Consumer research commissioned by Science for Sustainable Agriculture has also revealed a surprising lack of awareness among British shoppers about where their food comes from, and how much scientific innovation goes into its development and production.
For example, consumers were very surprised to discover that the ‘natural’ versions of everyday foods such as sweetcorn, carrots and bananas are almost unrecognisable (and inedible) compared to their modern equivalents, and that human intervention enhanced by science-based innovation has underpinned these transformations.
Similarly, very few were aware that none of the familiar food crops grown on British farms are native to this country. With the exception of bananas and oranges, most respondents assumed that food crops such as wheat, barley, oats, sugar beet and potatoes are all native to Britain.
In fact, all the food crops grown on British farms originated in other parts of the world, e.g., wheat, barley and oats from the Middle East, potatoes from South America, and sugar beet from central Europe. All have been adapted to our growing conditions and markets by the most amazing scientific intervention and human ingenuity, and many of the food crops grown today bear only a passing resemblance to their ‘wild’ or ‘natural’ versions.
Research such as this raises questions about how to interpret current public discussions around issues such as precision breeding, when most consumers appear unaware of the level of scientific intervention and genetic change which has already gone into the development of our everyday foods.

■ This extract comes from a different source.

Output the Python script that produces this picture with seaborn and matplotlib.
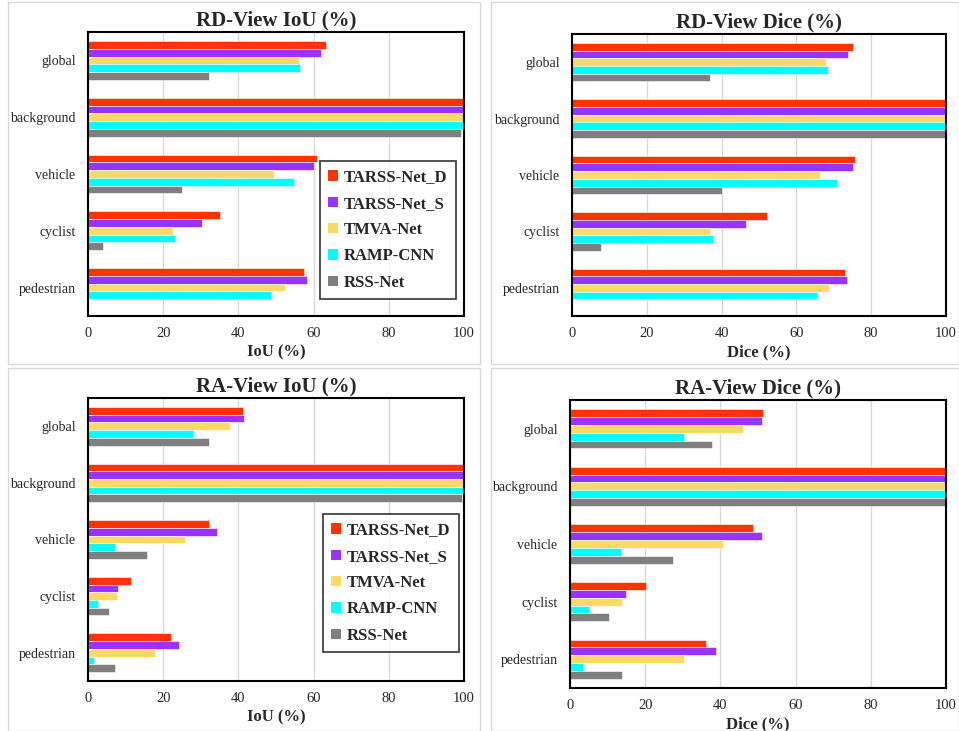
import numpy as np
import pandas as pd
import matplotlib
matplotlib.use("Agg")
import matplotlib.pyplot as plt
from matplotlib.patches import Rectangle
import seaborn as sns

# data
categories = ["global", "background", "vehicle", "cyclist", "pedestrian"]
models = ["TARSS-Net_D", "TARSS-Net_S", "TMVA-Net", "RAMP-CNN", "RSS-Net"]
colors = ["#FF3300", "#9933FF", "#FFD966", "#00FFFF", "#7F7F7F"]

# rows follow `models`, columns follow `categories`
rd_iou = [
    [63.4, 99.9, 60.9, 35.2, 57.5],
    [62.0, 99.9, 60.2, 30.2, 58.2],
    [56.0, 99.8, 49.6, 22.7, 52.5],
    [56.5, 99.8, 54.7, 23.1, 48.8],
    [32.1, 99.2, 25.0, 4.0, np.nan],
]
rd_dice = [
    [75.2, 100.0, 75.8, 52.2, 73.1],
    [73.8, 100.0, 75.2, 46.5, 73.6],
    [67.9, 100.0, 66.2, 37.0, 68.8],
    [68.5, 100.0, 70.9, 37.7, 65.5],
    [36.9, 100.0, 40.0, 7.8, np.nan],
]
ra_iou = [
    [41.3, 99.9, 32.2, 11.5, 22.1],
    [41.6, 99.9, 34.2, 8.1, 24.2],
    [37.7, 99.8, 25.7, 7.6, 17.9],
    [28.0, 99.8, 7.3, 2.6, 1.7],
    [32.1, 99.5, 15.8, 5.7, 7.3],
]
ra_dice = [
    [51.3, 100.0, 48.6, 20.3, 36.2],
    [51.1, 100.0, 51.0, 14.9, 38.9],
    [46.1, 100.0, 40.7, 13.9, 30.2],
    [30.4, 100.0, 13.5, 5.1, 3.4],
    [37.8, 100.0, 27.4, 10.5, 13.7],
]

sns.set_style("white")
plt.rcParams["font.family"] = ["Liberation Serif", "DejaVu Serif"]


def to_long(values):
    rows = []
    for m, vals in zip(models, values):
        for c, v in zip(categories, vals):
            rows.append({"category": c, "model": m, "value": v})
    return pd.DataFrame(rows)


W, H = 959, 731
fig = plt.figure(figsize=(W / 100, H / 100), dpi=100)

# (values, title, xlabel, axes box in pixels [left, top, right, bottom], frame, legend box)
panels = [
    (rd_iou, "RD-View IoU (%)", "IoU (%)", (88, 32, 464, 316), (8, 2, 480, 364), (320, 161, 452, 299)),
    (rd_dice, "RD-View Dice (%)", "Dice (%)", (572, 34, 946, 316), (491, 2, 959, 364), None),
    (ra_iou, "RA-View IoU (%)", "IoU (%)", (88, 398, 464, 681), (8, 368, 480, 731), (323, 514, 452, 665)),
    (ra_dice, "RA-View Dice (%)", "Dice (%)", (570, 400, 946, 688), (491, 368, 959, 731), None),
]

for values, title, xlabel, box, frame, leg in panels:
    # light grey frame around each sub-picture
    fl, ft, fr, fb = frame
    fig.patches.append(Rectangle((fl / W, 1 - fb / H), (fr - fl) / W, (fb - ft) / H,
                                 transform=fig.transFigure, fill=False,
                                 edgecolor="#D9D9D9", linewidth=1.0))

    l, t, r, b = box
    ax = fig.add_axes([l / W, 1 - b / H, (r - l) / W, (b - t) / H])
    df = to_long(values)
    sns.barplot(data=df, y="category", x="value", hue="model",
                order=categories, hue_order=models, palette=colors,
                saturation=1, width=0.68, orient="h", ax=ax,
                legend=leg is not None, edgecolor="white", linewidth=0.4)

    ax.set_xlim(0, 100)
    ax.set_xticks([0, 20, 40, 60, 80, 100])
    ax.grid(axis="x", color="#D9D9D9", linewidth=1.0)
    ax.set_axisbelow(True)
    ax.tick_params(axis="x", length=0, labelsize=10.5, pad=8)
    ax.tick_params(axis="y", length=0, labelsize=10, pad=9)
    ax.set_ylabel("")
    ax.set_xlabel(xlabel, fontsize=12, fontweight="bold", labelpad=3)
    ax.set_title(title, fontsize=15, fontweight="bold", pad=5)
    for sp in ax.spines.values():
        sp.set_visible(True)
        sp.set_color("black")
        sp.set_linewidth(1.5)

    if leg is not None:
        ll, lt, lr, lb = leg
        lg = ax.legend(loc="upper left",
                       bbox_to_anchor=((ll - l) / (r - l), 1 - (lt - t) / (b - t)),
                       frameon=True, fancybox=False, edgecolor="black",
                       prop={"weight": "bold", "size": 12},
                       handlelength=0.6, handleheight=0.6, handletextpad=0.35,
                       labelspacing=0.62, borderpad=0.5, borderaxespad=0)
        lg.get_frame().set_linewidth(1.2)
        for h in lg.legend_handles:
            h.set_edgecolor("none")

fig.savefig("out.png", dpi=100, facecolor="white")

Above all, it highlights the need for a better conversation about the role of science in food and agriculture. More effective communication, delivered by trusted sources, using the right language and terminology, will be absolutely critical.
The future for sustainable agriculture does not lie in turning back the clock, as some would have us believe, but in embracing innovative solutions, applying scientific data and evidence, and combining innovation with established best practice and knowledge from a range of farming systems.
Science for Sustainable Agriculture is keen to promote a conversation rooted in scientific evidence. We all have to open our minds to questions that can be uncomfortable and challenge our ideas and beliefs but when guided by measurable evidence provided by independent scientists, we have the best chance of feeding an increasingly hungry, warming planet in the most sustainable way.
Editor’s Note: Nigel Moore is a member of the Science for Sustainable Agriculture advisory group. He is a plant scientist with formal education in plant physiology, genetics, and agronomy. He has worked in private sector plant breeding research and seeds for over 35 years. Nigel is employed by the seed company KWS heading their global food ingredients activity . He is a former chair of the British Society of Plant Breeders (BSPB) and past President of Euroseeds, the European plant breeding and seeds organisation.